++++ RECORD EXTRACTS ++++

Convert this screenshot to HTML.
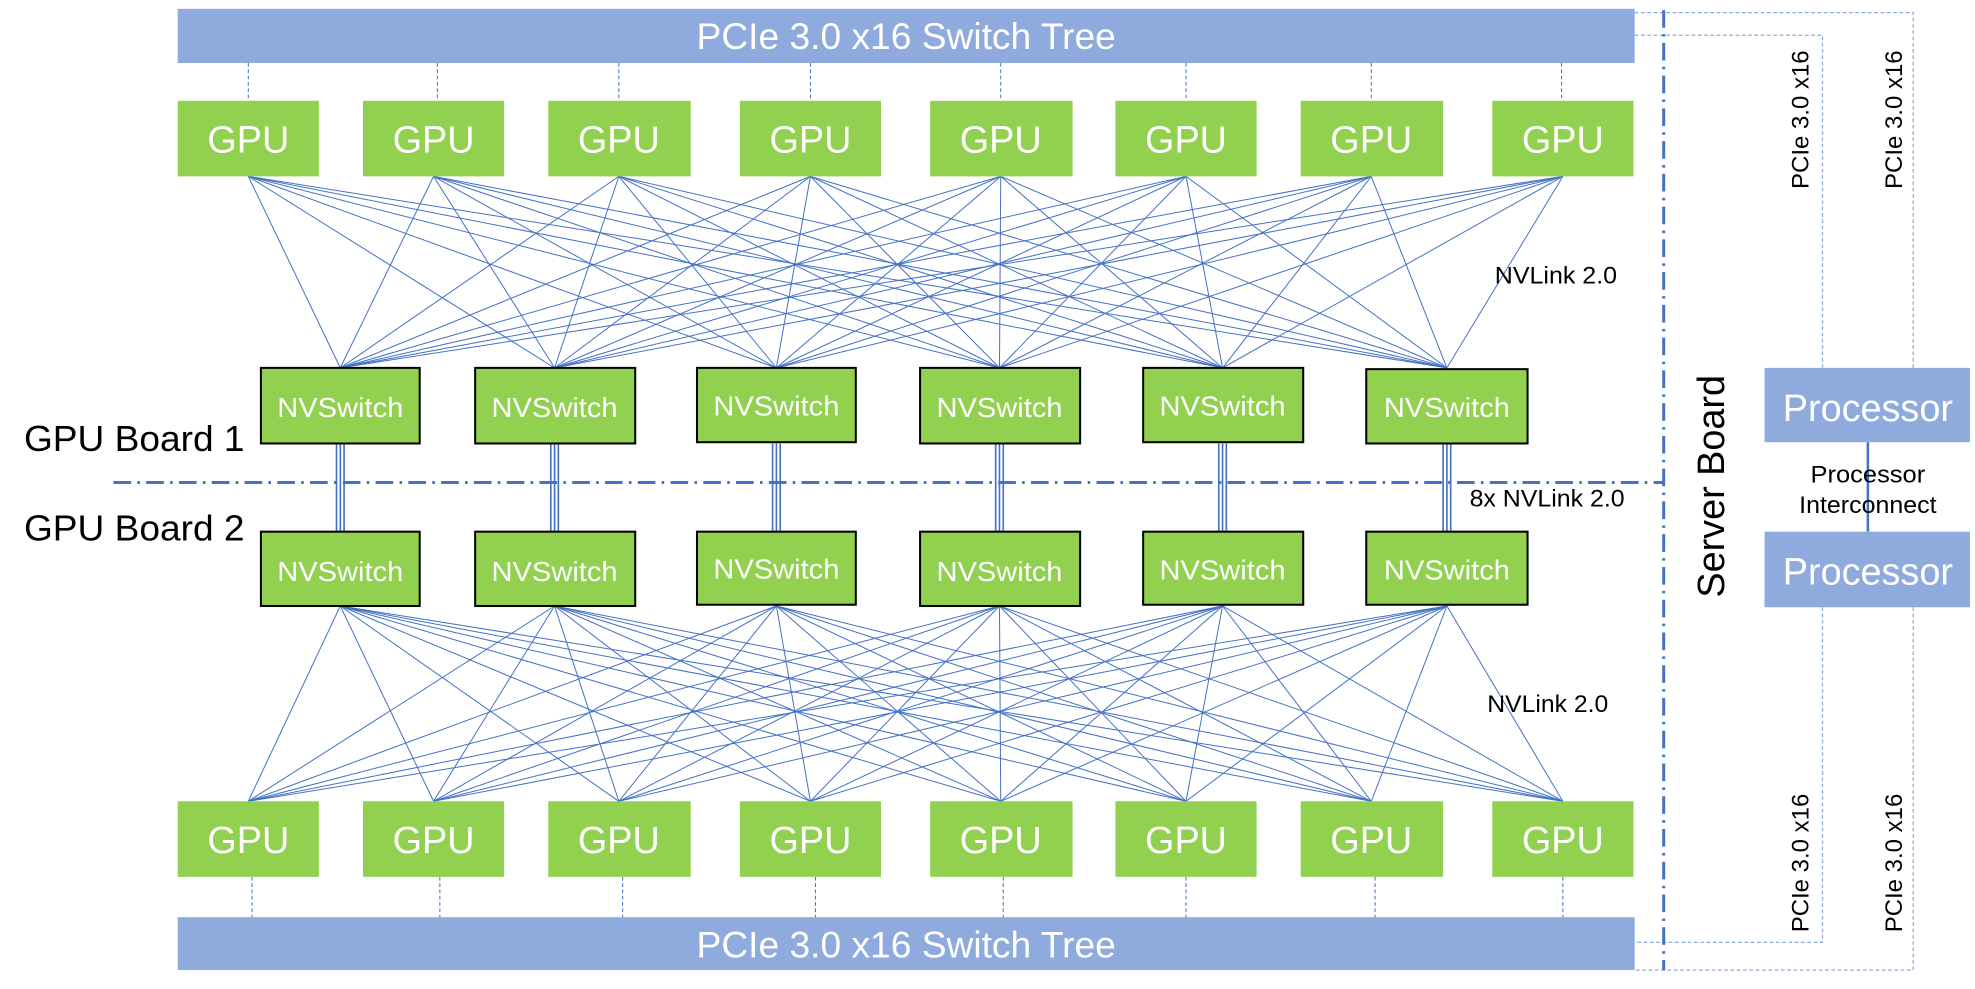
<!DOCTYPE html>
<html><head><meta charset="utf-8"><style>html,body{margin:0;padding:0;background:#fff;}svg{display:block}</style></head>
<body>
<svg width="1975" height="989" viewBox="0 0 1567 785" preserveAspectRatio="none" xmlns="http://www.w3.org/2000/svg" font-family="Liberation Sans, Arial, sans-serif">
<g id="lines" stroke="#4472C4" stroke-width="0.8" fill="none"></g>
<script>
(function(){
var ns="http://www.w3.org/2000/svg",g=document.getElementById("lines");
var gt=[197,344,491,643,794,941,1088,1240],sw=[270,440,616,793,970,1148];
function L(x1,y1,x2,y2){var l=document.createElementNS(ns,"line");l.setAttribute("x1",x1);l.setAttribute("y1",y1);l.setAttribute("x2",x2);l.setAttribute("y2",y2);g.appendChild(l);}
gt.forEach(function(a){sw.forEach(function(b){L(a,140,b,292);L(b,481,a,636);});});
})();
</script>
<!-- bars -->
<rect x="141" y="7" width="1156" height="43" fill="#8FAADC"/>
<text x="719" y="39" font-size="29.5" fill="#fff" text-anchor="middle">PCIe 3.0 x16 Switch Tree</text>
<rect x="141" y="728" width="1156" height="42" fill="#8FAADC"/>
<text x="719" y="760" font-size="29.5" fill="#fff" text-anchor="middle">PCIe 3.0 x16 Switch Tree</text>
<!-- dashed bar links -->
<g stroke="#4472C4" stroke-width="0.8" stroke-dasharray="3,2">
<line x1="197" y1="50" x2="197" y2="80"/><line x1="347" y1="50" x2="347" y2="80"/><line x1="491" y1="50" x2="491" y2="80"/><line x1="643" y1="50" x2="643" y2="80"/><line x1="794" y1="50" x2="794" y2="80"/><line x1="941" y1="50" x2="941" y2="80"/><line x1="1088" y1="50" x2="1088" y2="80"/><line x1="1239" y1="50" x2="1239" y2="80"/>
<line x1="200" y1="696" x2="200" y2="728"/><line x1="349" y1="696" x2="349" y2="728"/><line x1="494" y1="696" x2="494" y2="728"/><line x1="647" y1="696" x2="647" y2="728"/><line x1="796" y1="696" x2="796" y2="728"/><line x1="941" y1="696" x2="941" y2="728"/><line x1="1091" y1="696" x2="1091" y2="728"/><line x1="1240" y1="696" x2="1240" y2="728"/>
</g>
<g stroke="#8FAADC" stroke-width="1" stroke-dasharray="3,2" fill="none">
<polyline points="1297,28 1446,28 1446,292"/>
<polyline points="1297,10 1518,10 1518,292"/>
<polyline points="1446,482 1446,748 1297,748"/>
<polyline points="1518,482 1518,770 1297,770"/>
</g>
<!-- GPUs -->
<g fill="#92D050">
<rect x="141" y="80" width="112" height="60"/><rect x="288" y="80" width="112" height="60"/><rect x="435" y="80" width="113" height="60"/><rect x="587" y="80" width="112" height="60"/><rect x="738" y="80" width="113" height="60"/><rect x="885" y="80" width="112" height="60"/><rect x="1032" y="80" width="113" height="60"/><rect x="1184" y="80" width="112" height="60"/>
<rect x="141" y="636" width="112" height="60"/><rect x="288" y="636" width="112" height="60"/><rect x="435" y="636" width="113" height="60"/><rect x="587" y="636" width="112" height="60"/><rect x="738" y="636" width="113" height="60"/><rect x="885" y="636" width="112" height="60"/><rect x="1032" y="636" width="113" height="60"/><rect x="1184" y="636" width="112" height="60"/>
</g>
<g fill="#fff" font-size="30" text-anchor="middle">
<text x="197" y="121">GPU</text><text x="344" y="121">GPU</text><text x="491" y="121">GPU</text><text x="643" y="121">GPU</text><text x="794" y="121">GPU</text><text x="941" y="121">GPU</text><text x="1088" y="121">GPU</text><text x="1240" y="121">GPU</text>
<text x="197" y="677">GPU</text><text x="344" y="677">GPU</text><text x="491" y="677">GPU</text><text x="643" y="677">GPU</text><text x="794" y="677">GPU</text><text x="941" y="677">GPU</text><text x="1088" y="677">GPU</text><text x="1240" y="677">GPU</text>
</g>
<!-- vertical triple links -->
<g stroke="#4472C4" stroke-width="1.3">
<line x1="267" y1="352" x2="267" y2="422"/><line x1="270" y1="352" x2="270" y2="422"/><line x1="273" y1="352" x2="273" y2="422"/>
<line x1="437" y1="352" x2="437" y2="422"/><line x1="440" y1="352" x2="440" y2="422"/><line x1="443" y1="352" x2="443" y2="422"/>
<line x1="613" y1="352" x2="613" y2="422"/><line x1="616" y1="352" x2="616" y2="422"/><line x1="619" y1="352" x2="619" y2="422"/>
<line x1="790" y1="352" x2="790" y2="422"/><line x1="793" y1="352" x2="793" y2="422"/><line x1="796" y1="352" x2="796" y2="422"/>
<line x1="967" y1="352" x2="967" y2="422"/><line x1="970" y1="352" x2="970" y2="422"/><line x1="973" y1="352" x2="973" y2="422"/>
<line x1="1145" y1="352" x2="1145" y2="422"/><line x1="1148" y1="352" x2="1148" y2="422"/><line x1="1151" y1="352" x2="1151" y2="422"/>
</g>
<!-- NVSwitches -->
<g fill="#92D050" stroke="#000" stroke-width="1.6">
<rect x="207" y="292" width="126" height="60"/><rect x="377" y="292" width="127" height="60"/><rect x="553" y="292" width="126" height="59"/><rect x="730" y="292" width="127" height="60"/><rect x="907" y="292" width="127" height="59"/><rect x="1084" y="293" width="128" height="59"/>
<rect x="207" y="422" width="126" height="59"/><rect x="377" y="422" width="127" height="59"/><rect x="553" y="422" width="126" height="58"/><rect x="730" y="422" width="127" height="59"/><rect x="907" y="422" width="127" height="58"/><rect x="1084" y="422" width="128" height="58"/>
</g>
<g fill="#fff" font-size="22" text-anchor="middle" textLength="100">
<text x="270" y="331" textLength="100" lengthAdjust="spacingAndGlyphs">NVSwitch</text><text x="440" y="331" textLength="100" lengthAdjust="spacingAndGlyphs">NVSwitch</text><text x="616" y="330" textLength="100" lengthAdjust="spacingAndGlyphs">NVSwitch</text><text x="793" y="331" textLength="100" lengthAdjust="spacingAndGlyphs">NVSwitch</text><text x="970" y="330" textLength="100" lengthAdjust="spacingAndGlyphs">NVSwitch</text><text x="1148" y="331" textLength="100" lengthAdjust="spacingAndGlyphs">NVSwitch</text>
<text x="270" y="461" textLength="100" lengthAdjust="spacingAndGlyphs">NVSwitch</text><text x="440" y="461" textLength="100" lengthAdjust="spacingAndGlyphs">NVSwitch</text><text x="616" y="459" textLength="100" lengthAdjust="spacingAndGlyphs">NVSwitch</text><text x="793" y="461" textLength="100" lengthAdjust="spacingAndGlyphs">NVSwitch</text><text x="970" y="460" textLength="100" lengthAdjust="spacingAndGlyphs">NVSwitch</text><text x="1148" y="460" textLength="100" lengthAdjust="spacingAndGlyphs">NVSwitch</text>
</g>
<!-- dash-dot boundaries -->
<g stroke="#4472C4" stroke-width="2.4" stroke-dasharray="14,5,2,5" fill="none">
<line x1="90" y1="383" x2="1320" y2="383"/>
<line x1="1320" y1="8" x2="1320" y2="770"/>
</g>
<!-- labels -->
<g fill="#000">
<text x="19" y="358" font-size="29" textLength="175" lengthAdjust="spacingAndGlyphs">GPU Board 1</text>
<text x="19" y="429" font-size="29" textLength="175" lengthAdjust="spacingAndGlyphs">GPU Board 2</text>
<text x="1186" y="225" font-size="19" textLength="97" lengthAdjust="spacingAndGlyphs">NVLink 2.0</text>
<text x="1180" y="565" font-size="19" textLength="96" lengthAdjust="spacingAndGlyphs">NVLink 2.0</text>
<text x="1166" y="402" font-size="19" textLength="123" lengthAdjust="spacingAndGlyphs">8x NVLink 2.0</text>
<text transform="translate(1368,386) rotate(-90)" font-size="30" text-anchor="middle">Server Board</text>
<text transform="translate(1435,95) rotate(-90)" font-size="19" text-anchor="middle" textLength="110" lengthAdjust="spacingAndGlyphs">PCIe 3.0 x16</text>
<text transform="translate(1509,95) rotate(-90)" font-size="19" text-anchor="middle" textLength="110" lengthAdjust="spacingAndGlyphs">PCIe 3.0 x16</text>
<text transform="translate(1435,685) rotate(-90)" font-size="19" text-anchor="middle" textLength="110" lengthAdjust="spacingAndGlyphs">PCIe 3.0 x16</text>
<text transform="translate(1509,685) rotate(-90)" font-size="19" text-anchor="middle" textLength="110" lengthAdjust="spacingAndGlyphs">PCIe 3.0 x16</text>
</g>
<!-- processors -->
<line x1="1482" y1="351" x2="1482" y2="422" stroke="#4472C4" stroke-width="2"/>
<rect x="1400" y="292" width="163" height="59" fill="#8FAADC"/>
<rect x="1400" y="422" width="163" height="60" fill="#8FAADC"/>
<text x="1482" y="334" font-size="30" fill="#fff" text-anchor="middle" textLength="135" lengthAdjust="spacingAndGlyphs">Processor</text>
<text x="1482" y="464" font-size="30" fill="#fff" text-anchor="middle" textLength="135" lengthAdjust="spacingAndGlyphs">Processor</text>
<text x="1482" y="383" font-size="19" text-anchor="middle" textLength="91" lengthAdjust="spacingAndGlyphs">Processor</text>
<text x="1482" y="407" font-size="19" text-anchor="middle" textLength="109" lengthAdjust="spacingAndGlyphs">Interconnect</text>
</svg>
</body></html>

++++
++++ RECORD EXTRACTS ++++

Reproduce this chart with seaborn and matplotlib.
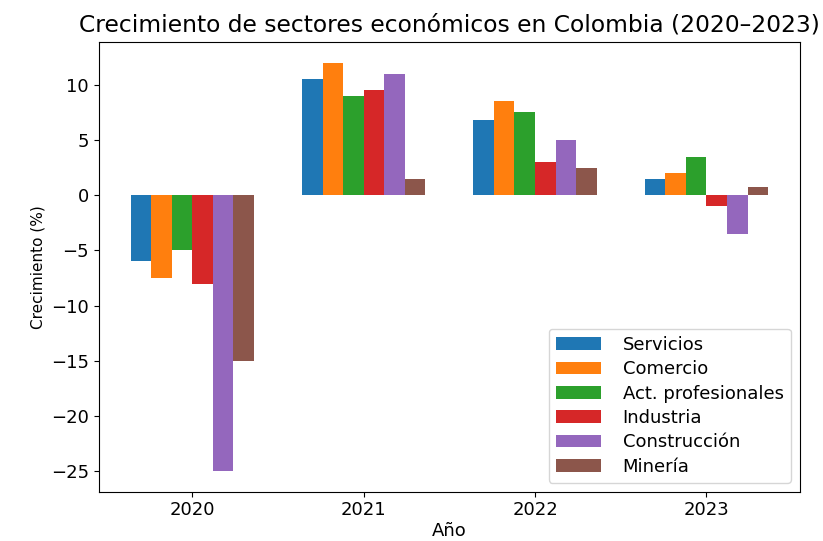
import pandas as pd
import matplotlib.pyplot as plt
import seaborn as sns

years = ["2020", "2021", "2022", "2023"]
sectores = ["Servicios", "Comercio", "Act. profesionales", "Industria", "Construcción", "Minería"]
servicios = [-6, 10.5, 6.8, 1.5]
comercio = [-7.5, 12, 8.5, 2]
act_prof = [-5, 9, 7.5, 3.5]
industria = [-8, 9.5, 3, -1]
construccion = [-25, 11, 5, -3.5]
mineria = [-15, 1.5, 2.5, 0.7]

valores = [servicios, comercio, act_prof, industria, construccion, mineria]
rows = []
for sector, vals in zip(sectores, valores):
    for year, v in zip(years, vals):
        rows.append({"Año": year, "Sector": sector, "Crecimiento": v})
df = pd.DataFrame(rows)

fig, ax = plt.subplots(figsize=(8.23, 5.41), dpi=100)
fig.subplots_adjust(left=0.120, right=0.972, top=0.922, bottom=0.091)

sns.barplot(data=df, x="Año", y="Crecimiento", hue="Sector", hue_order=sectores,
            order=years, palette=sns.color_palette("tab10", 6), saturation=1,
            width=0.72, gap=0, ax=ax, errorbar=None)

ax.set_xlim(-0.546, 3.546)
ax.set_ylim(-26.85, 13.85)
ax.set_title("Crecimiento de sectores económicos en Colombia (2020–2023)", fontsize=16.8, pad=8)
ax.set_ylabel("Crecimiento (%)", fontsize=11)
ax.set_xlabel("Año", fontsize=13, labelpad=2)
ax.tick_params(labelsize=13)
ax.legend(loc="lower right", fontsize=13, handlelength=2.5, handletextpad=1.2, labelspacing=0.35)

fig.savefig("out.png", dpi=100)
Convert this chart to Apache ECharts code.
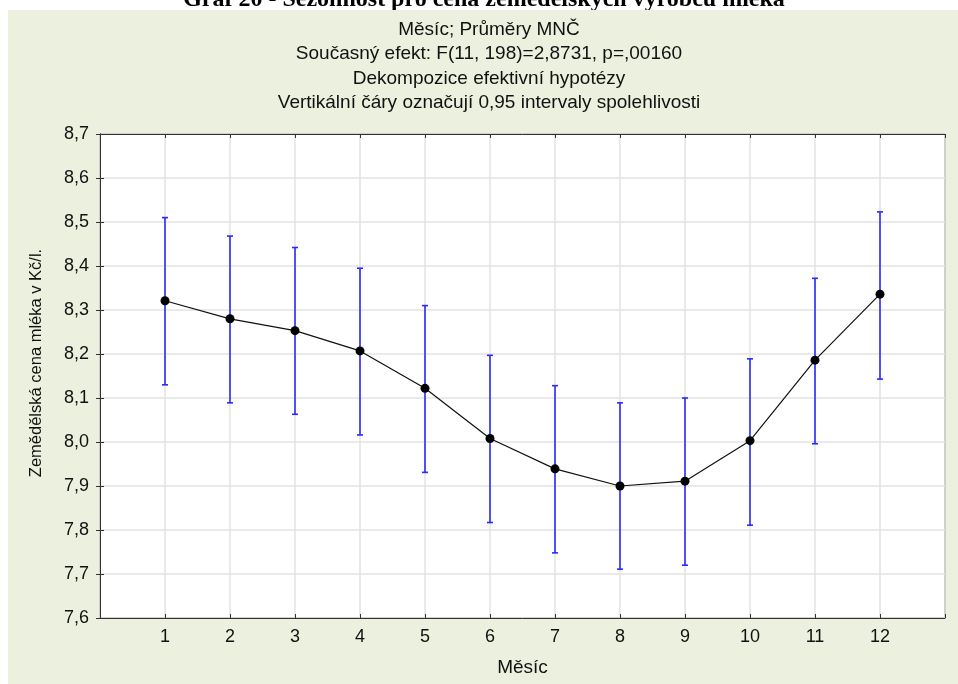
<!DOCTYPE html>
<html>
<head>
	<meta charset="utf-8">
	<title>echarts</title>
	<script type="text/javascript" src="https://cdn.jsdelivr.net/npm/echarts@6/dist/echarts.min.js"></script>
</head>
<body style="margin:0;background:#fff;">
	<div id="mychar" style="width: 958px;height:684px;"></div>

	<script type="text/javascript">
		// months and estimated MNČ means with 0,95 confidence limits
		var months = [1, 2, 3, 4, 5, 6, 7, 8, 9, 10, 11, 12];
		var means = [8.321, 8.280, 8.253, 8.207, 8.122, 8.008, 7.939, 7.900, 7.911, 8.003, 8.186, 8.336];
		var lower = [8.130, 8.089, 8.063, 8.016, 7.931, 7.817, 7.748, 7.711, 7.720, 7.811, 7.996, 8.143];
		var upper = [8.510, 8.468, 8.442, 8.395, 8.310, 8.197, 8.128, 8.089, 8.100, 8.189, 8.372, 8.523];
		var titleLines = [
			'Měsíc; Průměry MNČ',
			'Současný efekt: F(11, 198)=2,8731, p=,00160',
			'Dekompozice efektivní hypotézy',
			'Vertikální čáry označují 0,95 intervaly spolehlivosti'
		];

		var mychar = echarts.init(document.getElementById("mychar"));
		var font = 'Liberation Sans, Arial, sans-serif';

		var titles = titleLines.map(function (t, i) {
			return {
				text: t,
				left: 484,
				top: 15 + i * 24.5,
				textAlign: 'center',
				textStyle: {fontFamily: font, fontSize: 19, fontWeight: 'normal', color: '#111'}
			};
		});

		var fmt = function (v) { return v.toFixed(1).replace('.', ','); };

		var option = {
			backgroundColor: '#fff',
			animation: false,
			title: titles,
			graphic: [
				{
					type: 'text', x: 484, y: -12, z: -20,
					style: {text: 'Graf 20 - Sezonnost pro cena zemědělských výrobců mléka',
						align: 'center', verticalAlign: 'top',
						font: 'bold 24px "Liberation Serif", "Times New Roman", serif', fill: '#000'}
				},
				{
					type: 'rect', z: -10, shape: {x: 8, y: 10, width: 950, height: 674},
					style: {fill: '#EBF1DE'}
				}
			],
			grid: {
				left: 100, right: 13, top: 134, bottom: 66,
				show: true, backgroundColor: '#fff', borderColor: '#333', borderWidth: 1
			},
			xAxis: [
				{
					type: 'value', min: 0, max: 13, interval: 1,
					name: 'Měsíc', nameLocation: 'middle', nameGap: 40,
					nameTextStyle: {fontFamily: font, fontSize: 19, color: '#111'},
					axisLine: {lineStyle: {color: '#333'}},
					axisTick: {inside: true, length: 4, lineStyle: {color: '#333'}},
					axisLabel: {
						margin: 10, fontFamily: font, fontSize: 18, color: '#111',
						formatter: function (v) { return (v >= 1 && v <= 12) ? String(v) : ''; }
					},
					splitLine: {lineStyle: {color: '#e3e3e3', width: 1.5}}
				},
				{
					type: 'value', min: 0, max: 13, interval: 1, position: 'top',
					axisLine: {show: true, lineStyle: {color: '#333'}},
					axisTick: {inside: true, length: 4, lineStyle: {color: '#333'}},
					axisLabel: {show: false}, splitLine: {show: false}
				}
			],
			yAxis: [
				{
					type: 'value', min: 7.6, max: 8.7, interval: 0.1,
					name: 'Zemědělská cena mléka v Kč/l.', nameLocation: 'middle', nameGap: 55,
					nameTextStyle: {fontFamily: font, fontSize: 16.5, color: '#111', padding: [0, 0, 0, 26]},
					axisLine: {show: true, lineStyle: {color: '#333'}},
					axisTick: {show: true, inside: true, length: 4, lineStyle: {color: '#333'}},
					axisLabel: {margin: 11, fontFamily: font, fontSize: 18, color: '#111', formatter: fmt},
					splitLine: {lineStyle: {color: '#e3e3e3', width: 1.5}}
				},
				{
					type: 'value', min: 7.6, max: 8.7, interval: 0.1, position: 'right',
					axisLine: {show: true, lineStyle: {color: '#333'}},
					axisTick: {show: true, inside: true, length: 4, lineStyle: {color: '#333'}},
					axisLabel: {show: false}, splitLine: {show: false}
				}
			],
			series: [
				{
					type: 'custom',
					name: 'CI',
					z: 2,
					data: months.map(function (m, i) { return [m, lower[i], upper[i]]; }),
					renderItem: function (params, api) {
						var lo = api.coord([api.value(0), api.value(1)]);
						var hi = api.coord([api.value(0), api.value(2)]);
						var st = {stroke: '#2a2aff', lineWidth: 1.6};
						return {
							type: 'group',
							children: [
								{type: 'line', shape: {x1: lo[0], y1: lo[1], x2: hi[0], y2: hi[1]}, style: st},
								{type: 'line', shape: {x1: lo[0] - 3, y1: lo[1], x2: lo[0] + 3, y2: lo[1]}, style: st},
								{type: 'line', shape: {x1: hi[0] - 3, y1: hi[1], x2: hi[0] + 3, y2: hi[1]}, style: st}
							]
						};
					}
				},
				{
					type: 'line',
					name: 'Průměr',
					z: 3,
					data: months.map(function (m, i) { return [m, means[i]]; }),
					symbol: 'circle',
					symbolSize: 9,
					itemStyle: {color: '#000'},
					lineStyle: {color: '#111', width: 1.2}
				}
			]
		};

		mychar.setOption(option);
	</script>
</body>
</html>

++++
++++ RECORD EXTRACTS ++++

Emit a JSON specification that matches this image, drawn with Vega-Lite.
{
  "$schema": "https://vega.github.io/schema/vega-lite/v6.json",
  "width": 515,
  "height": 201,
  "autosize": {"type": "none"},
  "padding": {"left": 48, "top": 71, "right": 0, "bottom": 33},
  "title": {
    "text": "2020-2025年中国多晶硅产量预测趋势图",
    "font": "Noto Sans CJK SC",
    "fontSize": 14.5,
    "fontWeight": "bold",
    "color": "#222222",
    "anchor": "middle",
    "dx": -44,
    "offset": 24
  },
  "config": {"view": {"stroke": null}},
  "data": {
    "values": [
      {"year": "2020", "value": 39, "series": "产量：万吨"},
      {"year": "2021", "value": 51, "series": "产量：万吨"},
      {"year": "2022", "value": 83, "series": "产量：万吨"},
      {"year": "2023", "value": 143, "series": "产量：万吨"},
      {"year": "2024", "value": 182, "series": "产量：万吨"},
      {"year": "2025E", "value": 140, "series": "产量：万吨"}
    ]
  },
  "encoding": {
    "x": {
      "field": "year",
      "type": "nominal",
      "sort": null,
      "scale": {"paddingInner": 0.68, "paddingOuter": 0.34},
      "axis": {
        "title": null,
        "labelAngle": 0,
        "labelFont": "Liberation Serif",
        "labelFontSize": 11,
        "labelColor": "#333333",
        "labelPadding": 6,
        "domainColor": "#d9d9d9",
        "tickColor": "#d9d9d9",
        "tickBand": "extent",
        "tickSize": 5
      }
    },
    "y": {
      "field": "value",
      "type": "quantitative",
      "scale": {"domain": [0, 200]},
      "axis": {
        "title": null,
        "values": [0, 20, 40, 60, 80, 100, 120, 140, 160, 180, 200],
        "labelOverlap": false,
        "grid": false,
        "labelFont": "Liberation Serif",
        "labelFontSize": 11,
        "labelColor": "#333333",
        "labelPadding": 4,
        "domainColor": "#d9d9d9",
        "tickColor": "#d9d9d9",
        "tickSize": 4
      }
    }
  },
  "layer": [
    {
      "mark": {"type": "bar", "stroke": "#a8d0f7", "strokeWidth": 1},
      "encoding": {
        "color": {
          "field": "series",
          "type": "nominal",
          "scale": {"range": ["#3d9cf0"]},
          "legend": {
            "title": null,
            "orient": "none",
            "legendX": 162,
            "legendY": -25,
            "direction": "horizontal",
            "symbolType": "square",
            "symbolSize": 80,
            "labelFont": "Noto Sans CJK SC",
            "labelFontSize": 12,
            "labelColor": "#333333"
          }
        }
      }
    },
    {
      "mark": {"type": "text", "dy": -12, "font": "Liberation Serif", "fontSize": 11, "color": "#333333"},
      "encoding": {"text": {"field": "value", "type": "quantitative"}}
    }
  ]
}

++++

■ **EXERCISE DIRECTIONS**
Return every line holding the word "with" from the records.

■ **WRITTEN SOLUTION**
Reproduce this chart with seaborn and matplotlib.
		// months and estimated MNČ means with 0,95 confidence limits
Emit a JSON specification that matches this image, drawn with Vega-Lite.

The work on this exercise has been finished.